Visual Evidentiality: -ámi suffix
diây wa’îre yaha-ámi
‘The dog stole the ﬁsh’ (I saw it)
Non-visual Sensory Evidentiality: -ásĩ suffix
diây wa’îre yaha-ásĩ
‘The dog stole the ﬁsh’ (I heard the noise)
Inference Evidentiality: -ápĩ suffix
diây wa’îre ya ha-ápĩ
‘The dog stole the ﬁsh’ (I inferred it)
Reported Evidentality: -ápɨ’ suffix
diây wa’îre ya ha-ápɨ’
‘The dog stole the ﬁsh’ (I have learnt it from someone else)
Note that in every sentence, the suffixes appears in the exact same spot and thus together form a paradigm. Moreover, these four suffixes also grammaticalize together with Tucano’s RECENT PAST tense in the language as well, so evidentiality necessarily co-occurs with other grammatical information. This stands in stark contrast to English, where (1) providing the source of knowledge is not an obligatory element in the language and (2) such constructions take a larger collection of forms, co-opting modal auxiliaries such as must and adverbs like reportedly.
The reality is that language in general has a limited set of communicative needs. When it comes to various forms of voice and transitivity, one of those needs is conveying that (1) an event happened and (2) the energy that produced the event was internal or spontaneous and not from an external agent. Some languages formalize that communicative need into a voice system by creating a paradigm. Thus for Greek, motion verbs, body actions, grooming, speech production, various spontaneous events all receive systemic middle voice marking.
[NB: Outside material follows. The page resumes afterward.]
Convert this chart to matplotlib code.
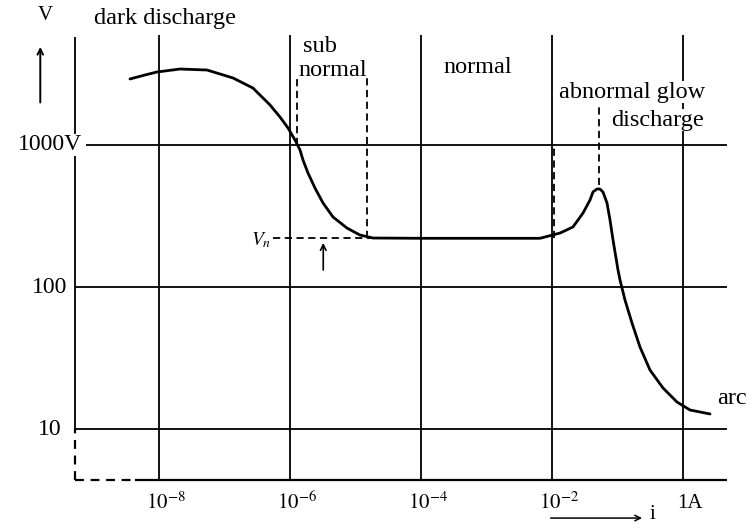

Other languages co-opt a sort of ad hoc set of constructions to convey it. This is what English does with its (1) nonagentive intransitives like ‘the door closed’ (one construction), (2) uses of the reflexive (another unrelated construction), and (3) use of ‘get’, as in John got dressed (a third construction).
Additionally, none of the English constructions cover the entire space of middle expression (such as speech acts or grooming verbs): Mike trimmed his beard is morphosyntactically the same as Mike trimmed the bushes. So for English, there isn’t a grammaticalized middle voice for this particular communicative need, while in Greek there is. Now of course that difference might seem like splitting hairs, but it’s an important one for understanding how various languages are similar or different in their structure. And that matters significantly for teaching the grammar of one language to a speaker of another language. It also matters for being able to produce accurate translations in languages, whether they are like Greek or like English or like Tucano.
The existence of a grammatical category in a language is decided not so much on the basis of whether you can say something in the language, but rather how it is said. Does the language have a built-in system for saying it or just a jumble of varying constructions?
Aikhenvald, Alexandra Y. 2005. Evidentiality. Oxford: Oxford University Press.
Hopper, Paul J. 2003. Grammaticalization. 2nd Edition. Cambridge: Cambridge University Press.
Lehmann, Christian. 2015. Thoughts on grammaticalization. 3rd Edition. Berlin: Language Science Press.